何のことかというと、「SPORTモード時のステアフィーリング」の話である。

下に一例(書き手は素人)を挙げるが、プロの書き手でも同じような記述をする人がいるのだ。

上の試乗記で題材になっている新型カムリ(XVH70)のサスペンションダンパーは減衰力設定を変更できるタイプではない。

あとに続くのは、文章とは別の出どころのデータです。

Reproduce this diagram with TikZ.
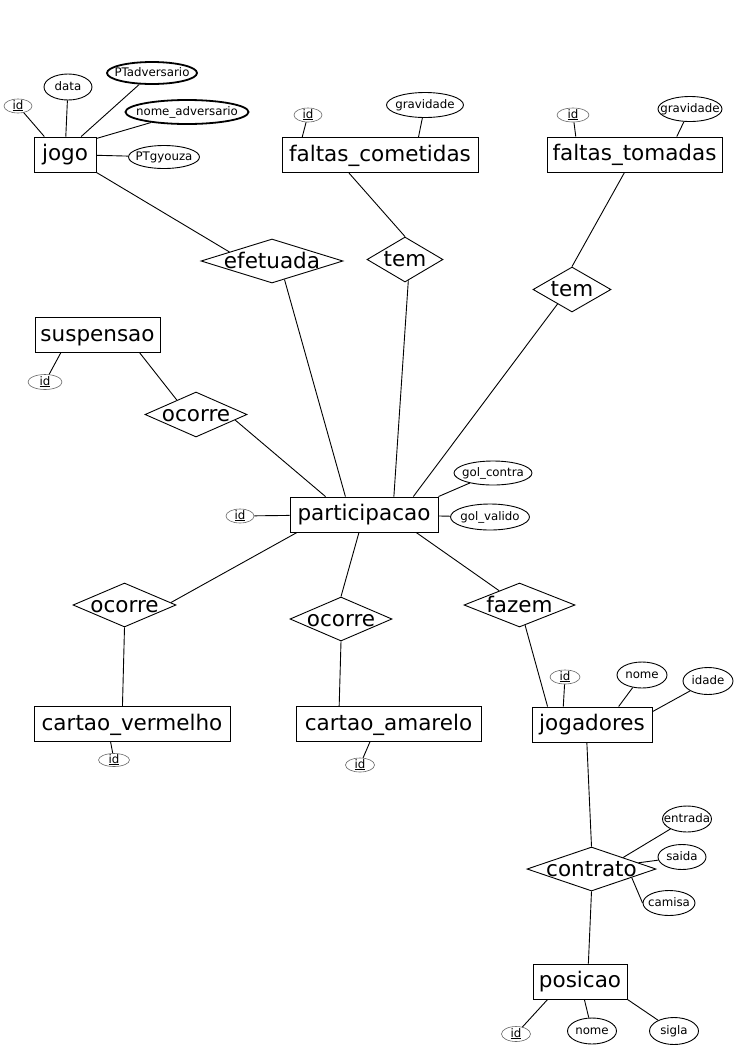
\documentclass[tikz,border=0pt]{standalone}
\usepackage{fontspec}
\setmainfont{DejaVu Sans}
\usetikzlibrary{shapes.geometric}
\begin{document}
\begin{tikzpicture}[x=1pt,y=-1pt]

    \tikzset{
      entity/.style={
        draw,
        line width=0.9pt,
        inner sep=0pt,
        minimum height=35pt,
        text height=15.7pt,
        text depth=3.7pt,
        font=\fontsize{21.5}{24}\selectfont,
      },
      bigtext/.style={
        inner sep=0pt,
        text height=17pt,
        text depth=3pt,
        font=\fontsize{21.5}{24}\selectfont,
      },
      relation/.style={
        draw,
        diamond,
        line width=0.9pt,
        inner sep=0pt,
        minimum height=44pt,
        label={[bigtext]center:#1},
      },
      smalltext/.style={
        inner sep=0pt,
        text height=8.5pt,
        text depth=2.5pt,
        font=\fontsize{11.8}{14}\selectfont,
      },
      attr/.style={
        draw,
        ellipse,
        line width=0.9pt,
        inner sep=0pt,
        minimum height=25pt,
        label={[smalltext]center:#1},
      },
      idattr/.style={
        attr=\underline{id},
        line width=0.6pt,
        draw=black!60,
        minimum height=14pt,
      },
      conn/.style={line width=0.9pt},
    }
    \useasboundingbox (0,0) rectangle (745,1053);
    \fill[white] (0,0) rectangle (745,1053);

    % entidades
    \node[entity, minimum width=62pt] (jogo) at (65,154.5) {jogo};
    \node[entity, minimum width=196pt] (fcom) at (380,155) {faltas\_cometidas};
    \node[entity, minimum width=175pt] (ftom) at (634.5,154.5) {faltas\_tomadas};
    \node[entity, minimum width=125pt] (suspensao) at (97.5,335) {suspensao};
    \node[entity, minimum width=148pt] (participacao) at (364,514.5) {participacao};
    \node[entity, minimum width=196pt] (cvermelho) at (132,724) {cartao\_vermelho};
    \node[entity, minimum width=185pt] (camarelo) at (388.5,724) {cartao\_amarelo};
    \node[entity, minimum width=120pt] (jogadores) at (592,724.5) {jogadores};
    \node[entity, minimum width=94pt] (posicao) at (580,981.5) {posicao};

    % relacionamentos
    \node[relation=efetuada, minimum width=142pt] (efetuada) at (272,261) {};
    \node[relation=tem, minimum width=76pt, minimum height=45pt] (temfc) at (405,259.5) {};
    \node[relation=tem, minimum width=78pt, minimum height=45pt] (temft) at (572,289.5) {};
    \node[relation=ocorre, minimum width=102pt, minimum height=45pt] (ocorresusp) at (196,414.5) {};
    \node[relation=ocorre, minimum width=103pt] (ocorrevm) at (124.5,605) {};
    \node[relation=ocorre, minimum width=102pt] (ocorream) at (341,619) {};
    \node[relation=fazem, minimum width=111pt] (fazem) at (519.5,605) {};
    \node[relation=contrato, minimum width=129pt] (contrato) at (591.5,869) {};

    % atributos
    \node[idattr, minimum width=28pt] (jogoid) at (18,106) {};
    \node[attr=data, minimum width=48pt, minimum height=26pt] (jogodata) at (68,87) {};
    \node[attr=PTadversario, line width=1.8pt, minimum width=90pt, minimum height=22pt] (ptadv) at (152,73) {};
    \node[attr=nome\_adversario, line width=1.8pt, minimum width=123pt, minimum height=24pt] (nomeadv) at (187,112) {};
    \node[attr=PTgyouza, minimum width=71pt, minimum height=23pt] (ptgyouza) at (164,157) {};
    \node[idattr, minimum width=28pt] (fcid) at (308,115) {};
    \node[attr=gravidade, minimum width=77pt] (fcgrav) at (425,105) {};
    \node[idattr, minimum width=32pt] (ftid) at (573,115) {};
    \node[attr=gravidade, minimum width=64pt] (ftgrav) at (690,109) {};
    \node[idattr, minimum width=34pt, minimum height=15pt] (suspid) at (45,382) {};
    \node[attr=gol\_contra, minimum width=78pt, minimum height=24pt] (golcontra) at (493,473) {};
    \node[attr=gol\_valido, minimum width=79pt, minimum height=26pt] (golvalido) at (490,517) {};
    \node[idattr, minimum width=28pt] (partid) at (240,516) {};
    \node[idattr, minimum width=31pt, minimum height=13pt] (vmid) at (114,760) {};
    \node[idattr, minimum width=29pt] (amid) at (360,765) {};
    \node[idattr, minimum width=30pt] (jogid) at (565,677) {};
    \node[attr=nome, minimum width=50pt, minimum height=26pt] (jognome) at (642,675) {};
    \node[attr=idade, minimum width=50pt, minimum height=27pt] (jogidade) at (708,681) {};
    \node[attr=entrada, minimum width=49pt, minimum height=26pt] (entrada) at (687,819) {};
    \node[attr=saida, minimum width=48pt] (saida) at (682,857) {};
    \node[attr=camisa, minimum width=52pt] (camisa) at (669,903) {};
    \node[idattr, minimum width=29pt, minimum height=15pt] (posid) at (516,1034) {};
    \node[attr=nome, minimum width=49pt, minimum height=26pt] (posnome) at (592,1031) {};
    \node[attr=sigla, minimum width=49pt, minimum height=27pt] (possigla) at (674,1031) {};

    % ligacoes
    \draw[conn] (jogoid) -- (jogo.139);
    \draw[conn] (jogodata) -- (jogo);
    \draw[conn] (ptadv) -- (jogo.48);
    \draw[conn] (nomeadv) -- (jogo.27);
    \draw[conn] (ptgyouza) -- (jogo);
    \draw[conn] (jogo.south east) -- (efetuada.168);
    \draw[conn] (fcid) -- (fcom.167);
    \draw[conn] (fcgrav) -- (fcom.25);
    \draw[conn] (fcom.-150) -- (temfc.north);
    \draw[conn] (ftid) -- (ftom.163);
    \draw[conn] (ftgrav) -- (ftom.23);
    \draw[conn] (ftom) -- (temft.north);
    \draw[conn] (suspid) -- (suspensao.-154);
    \draw[conn] (suspensao.-23) -- (ocorresusp.143);
    \draw[conn] (efetuada.-56) -- (participacao.136);
    \draw[conn] (temfc.-81) -- (participacao.31);
    \draw[conn] (temft.-135) -- (participacao.20);
    \draw[conn] (ocorresusp.-8) -- (participacao.155);
    \draw[conn] (partid) -- (participacao);
    \draw[conn] (golcontra) -- (participacao.north east);
    \draw[conn] (golvalido) -- (participacao);
    \draw[conn] (participacao.-165) -- (ocorrevm.3);
    \draw[conn] (participacao) -- (ocorream.north);
    \draw[conn] (participacao.-19) -- (fazem);
    \draw[conn] (ocorrevm.south) -- (cvermelho.118);
    \draw[conn] (ocorream.south) -- (camarelo.160);
    \draw[conn] (vmid) -- (cvermelho.-140);
    \draw[conn] (amid) -- (camarelo.-136);
    \draw[conn] (fazem) -- (jogadores.158);
    \draw[conn] (jogid) -- (jogadores.148);
    \draw[conn] (jognome) -- (jogadores.34);
    \draw[conn] (jogidade) -- (jogadores.12);
    \draw[conn] (jogadores.-106) -- (contrato.north);
    \draw[conn] (entrada) -- (contrato.20);
    \draw[conn] (saida) -- (contrato);
    \draw[conn] (camisa.west) -- (contrato.-12);
    \draw[conn] (contrato.south) -- (posicao.65);
    \draw[conn] (posicao.-151) -- (posid);
    \draw[conn] (posicao) -- (posnome);
    \draw[conn] (posicao.south east) -- (possigla);

\end{tikzpicture}
\end{document}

すなわち、走行モードでSPORTを選んでも脚の設定が変わることはなく、もちろんステアリングのギア比が変わるVGRSなど付いておらず、単純にステアリングのパワーアシスト量が減るだけなのである。

ダンパーの減衰力が高まれば車両の動き方は変わるが、ステアリングのパワーアシストが減るだけなら、ステア角(速度)とクルマの動きとの関係に変化が起こるはずもなく、アシスト量を極端に減らすクルマに対して私は、「ステア特性が変わるわけでもないのに、ハンドルを重くして操作しにくくすることに何の意味があるのか」と感じるだけなのだ。

それなのに、パワーアシストが減らされると、「ハンドルのレスポンスがクイックになる」と感じる人が存在するのは何故か。

世の中にはそういう類の設定をするクルマが多く存在するので、何らかの意図が感じられる。

 

私の推測では、重くて動かしにくいハンドルを動かそうとする際、運転手は一気に力を込めて操作してしまうので、結果的に急ハンドルを切ることになり、車両の動きが速く(一定時間の中で大きく)現れて、クイックになったように感じるのではないか、と考えるのである。

メーカーの開発者がそんなことを考えているのなら、なかなか奥が深い。

パワーアシストを減じた重いハンドルに設定することで演出を効果的に得るためには、簡単には動かないぐらいの重さにしておく必要があるのだ。私が「意味の分からないハンドルの重さは嫌だ」と思っても、一部の運転手はその演出を受け入れる(騙される)のだ。これは面白い!!!

 

人間の感覚を誤魔化して特定のフィーリングを感じさせるチューニングの技術はほかにもあるのだろう。それを探してみるのも面白そうだ。